Now, I don't deny that a communist party can end up looking like a rainbow coalition of different factions, but if you look at China, you see that a communist party can have of its ideology only the name. It is when it abandons the quest of ideological purity that things get better, and they seem to get better by going further away from the most extreme ideas. All "practical" debate end when someone believe his interlocutor is a traitor. If you believe *I* am anthitetical to democracy because of my beliefs, then in my opinion you are not a democrat. And yes, we are turning in round on this matter, so we would be better to drop it.

Siggon wrote:Since the start of this thread, 3 others PM'd me their email addresses so that I could give it to them. The post, immediately before your first post, ended with me telling someone how to get the essay.
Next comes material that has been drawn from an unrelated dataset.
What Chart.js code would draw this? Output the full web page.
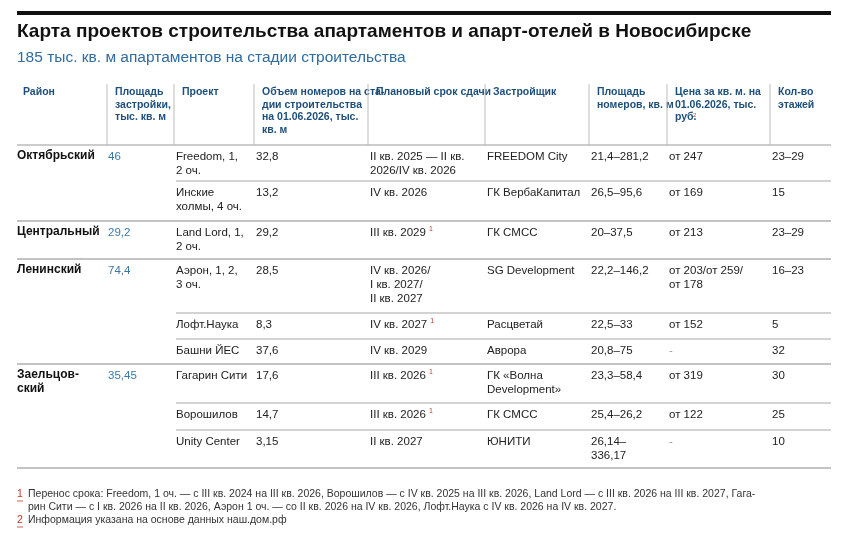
<!DOCTYPE html>
<html lang="ru">
<head>
<meta charset="UTF-8">
<title>Апартаменты Новосибирск</title>
<script src="https://cdn.jsdelivr.net/npm/chart.js"></script>
<style>
  html, body { margin: 0; padding: 0; background: #fff; }
  #wrap { width: 847px; height: 535px; position: relative; }
</style>
</head>
<body>
<div id="wrap"><canvas id="tabla"></canvas></div>
<script>
const titulo = 'Карта проектов строительства апартаментов и апарт-отелей в Новосибирске';
const subtitulo = '185 тыс. кв. м апартаментов на стадии строительства';

const encabezados = [
  ['Район'],
  ['Площадь', 'застройки,', 'тыс. кв. м'],
  ['Проект'],
  ['Объем номеров на ста-', 'дии строительства', 'на 01.06.2026, тыс.', 'кв. м'],
  ['Плановый срок сдачи'],
  ['Застройщик'],
  ['Площадь', 'номеров, кв. м'],
  ['Цена за кв. м. на', '01.06.2026, тыс.', 'руб.'],
  ['Кол-во', 'этажей']
];

const rayones = ['Октябрьский', 'Центральный', 'Ленинский', 'Заельцов-\nский'];
const plosch = ['46', '29,2', '74,4', '35,45'];
const grupo = [0, 0, 1, 2, 2, 2, 3, 3, 3];
const proyectos = ['Freedom, 1,\n2 оч.', 'Инские\nхолмы, 4 оч.', 'Land Lord, 1,\n2 оч.', 'Аэрон, 1, 2,\n3 оч.',
  'Лофт.Наука', 'Башни ЙЕС', 'Гагарин Сити', 'Ворошилов', 'Unity Center'];
const volumen = ['32,8', '13,2', '29,2', '28,5', '8,3', '37,6', '17,6', '14,7', '3,15'];
const plazo = ['II кв. 2025 — II кв.\n2026/IV кв. 2026', 'IV кв. 2026', 'III кв. 2029¹', 'IV кв. 2026/\nI кв. 2027/\nII кв. 2027',
  'IV кв. 2027¹', 'IV кв. 2029', 'III кв. 2026¹', 'III кв. 2026¹', 'II кв. 2027'];
const constructor = ['FREEDOM City', 'ГК ВербаКапитал', 'ГК СМСС', 'SG Development', 'Расцветай', 'Аврора',
  'ГК «Волна\nDevelopment»', 'ГК СМСС', 'ЮНИТИ'];
const areaNum = ['21,4–281,2', '26,5–95,6', '20–37,5', '22,2–146,2', '22,5–33', '20,8–75', '23,3–58,4', '25,4–26,2', '26,14–\n336,17'];
const precio = ['от 247', 'от 169', 'от 213', 'от 203/от 259/\nот 178', 'от 152', '-', 'от 319', 'от 122', '-'];
const pisos = ['23–29', '15', '23–29', '16–23', '5', '32', '30', '25', '10'];

const notas = [
  ['1', 'Перенос срока: Freedom, 1 оч. — с III кв. 2024 на III кв. 2026, Ворошилов — с IV кв. 2025 на III кв. 2026, Land Lord — с III кв. 2026 на III кв. 2027, Гага-'],
  ['', 'рин Сити — с I кв. 2026 на II кв. 2026, Аэрон 1 оч. — со II кв. 2026 на IV кв. 2026, Лофт.Наука с IV кв. 2026 на IV кв. 2027.'],
  ['2', 'Информация указана на основе данных наш.дом.рф']
];

// раскладка (в пикселях шкал)
const colX = [17, 108, 176, 256, 370, 487, 591, 669, 772];
const headX = [23, 115, 182, 262, 376, 493, 597, 675, 778];
const sepX = [107, 174, 254, 368, 485, 589, 667, 770];
const filaY = [145, 181, 221, 259, 313, 339, 364, 403, 430, 468];

const AZUL = '#1d4f7c';
const CUERPO = '11.5px "Liberation Sans", Arial, sans-serif';
const NEG = 'bold 12px "Liberation Sans", Arial, sans-serif';
const ENC = 'bold 10.5px "Liberation Sans Narrow", "Liberation Sans", Arial, sans-serif';

const tablaPlugin = {
  id: 'tabla',
  afterDraw(chart) {
    const c = chart.ctx, sx = chart.scales.x, sy = chart.scales.y;
    const X = v => sx.getPixelForValue(v), Y = v => sy.getPixelForValue(v);
    c.save();
    c.textBaseline = 'top';

    function linea(x1, x2, y, color, w) {
      c.strokeStyle = color; c.lineWidth = w;
      c.beginPath(); c.moveTo(X(x1), Y(y)); c.lineTo(X(x2), Y(y)); c.stroke();
    }
    function texto(s, x, y, font, color, lh) {
      c.font = font;
      s.split('\n').forEach((ln, i) => {
        const sup = ln.endsWith('¹');
        const t = sup ? ln.slice(0, -1) : ln;
        c.fillStyle = color;
        c.fillText(t, X(x), Y(y + i * lh));
        if (sup) {
          const w = c.measureText(t).width;
          c.font = '7px "Liberation Sans", Arial';
          c.fillStyle = '#c0392b';
          c.fillText('1', X(x) + w + 3, Y(y + i * lh) - 1);
          c.font = font;
        }
      });
    }

    // верхняя линия
    c.fillStyle = '#111';
    c.fillRect(X(17), Y(11), X(831) - X(17), 4);
    c.font = 'bold 19px "Liberation Sans Narrow", "Liberation Sans", Arial';
    c.fillStyle = '#111';
    c.fillText(titulo, X(17), Y(22));
    c.font = '15.5px "Liberation Sans Narrow", "Liberation Sans", Arial';
    c.fillStyle = '#2f6c9f';
    c.fillText(subtitulo, X(17), Y(50));

    // заголовки
    encabezados.forEach((h, i) => {
      c.font = ENC; c.fillStyle = AZUL;
      h.forEach((ln, j) => c.fillText(ln, X(headX[i]), Y(87 + j * 12.5)));
    });
    c.font = '6px "Liberation Sans", Arial'; c.fillStyle = '#c0392b';
    c.fillText('2', X(693), Y(112));
    c.strokeStyle = '#bbb'; c.lineWidth = 1;
    sepX.forEach(x => { c.beginPath(); c.moveTo(X(x), Y(84)); c.lineTo(X(x), Y(filaY[0])); c.stroke(); });
    linea(17, 831, filaY[0], '#bbb', 1.5);

    // строки
    proyectos.forEach((p, r) => {
      const top = filaY[r] + 6;
      const nuevo = r === 0 || grupo[r] !== grupo[r - 1];
      if (r > 0) linea(nuevo ? 17 : 176, 831, filaY[r], nuevo ? '#888' : '#c4c4c4', nuevo ? 1.2 : 1.5);
      if (nuevo) {
        texto(rayones[grupo[r]], colX[0], top - 1, NEG, '#111', 14);
        texto(plosch[grupo[r]], colX[1], top, CUERPO, '#3a78a8', 14);
      }
      const celdas = [p, volumen[r], plazo[r], constructor[r], areaNum[r], precio[r], pisos[r]];
      celdas.forEach((s, k) => texto(s, colX[k + 2], top, CUERPO, s === '-' ? '#999' : '#222', 14));
    });
    linea(17, 831, filaY[filaY.length - 1], '#888', 1.2);

    // сноски
    notas.forEach((n, i) => {
      const y = 489 + i * 13;
      if (n[0]) {
        c.font = '10.5px "Liberation Sans", Arial'; c.fillStyle = '#c0392b';
        c.fillText(n[0], X(17), Y(y));
        linea(17, 23, y + 12, '#c0392b', 0.8);
      }
      c.font = '10.5px "Liberation Sans", Arial'; c.fillStyle = '#333';
      c.fillText(n[1], X(28), Y(y));
    });
    c.restore();
  }
};

new Chart(document.getElementById('tabla'), {
  type: 'scatter',
  data: { datasets: [{ data: [], pointRadius: 0 }] },
  options: {
    responsive: true,
    maintainAspectRatio: false,
    animation: false,
    layout: { padding: 0 },
    plugins: { legend: { display: false }, tooltip: { enabled: false } },
    scales: {
      x: { type: 'linear', min: 0, max: 847, display: false },
      y: { type: 'linear', min: 0, max: 535, reverse: true, display: false }
    }
  },
  plugins: [tablaPlugin]
});
</script>
</body>
</html>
Well, sorry if I didn't pay attention at the moment I tought I was answering to the original question. I might ask you for this essay, but maybe not right now.

Siggon wrote:Do I care whether you like that?


I cannot of course force you to care or to change your view, but I find the disdain you have toward liberals and conservatives troubling. We are mistaken beyond redemption, in your view, and this seems to stem from the idea that you possess the truth. At least this is what I can derive from the fact that you are willing (and find it in your best interest) to intimidate people to prevent them from speaking their minds. You could instead try to convince them that they are wrong and, if they don't listen to you, simply ignore them. I would be unable to do such a thing.

Siggon wrote:I believe in worker ownership, not state ownership where workers get paid for working for the state. There will be income disparity, but not as bad as people getting 10 times the income of others, or where someone's future is more affected by things that happened before their birth than the things that they choose to do while they are alive.


That's great! So you are for cooperatives? They can already exist in the capitalist system and they are growing (at least in Canada.) Maybe one day this model will supplant the company one, altought company have some advantage for them (stability and simplicity, for example). But I still wish to see them flourish.

Siggon wrote:Class collaboration is an idea that was advocated by Hitler and Peron. Marxists believe in class struggle, not class collaboration. I do not pretend to support class collaboration. Marxists openly support dictatorship of the proletariat. Marxists still believe in a Socialist state with a ruling class, just that the proletariat would be the ruling class. It's no secret.


I do not believe in class struggle. This is a civil war scenario while the society has other means to resolve crisis. If there is a civil war in a country, then the power in place failed to govern correctly in the mind of many of its civilians.

But you missed my point, by talking about class struggle. I was saying that, as you think liberals do, you put one part of humanity against another part and believe something good would come of that. However, liberal or conservative ideas, and thus political conflicts can come from a diverse society as you are probably envisioning your vibrant communist society.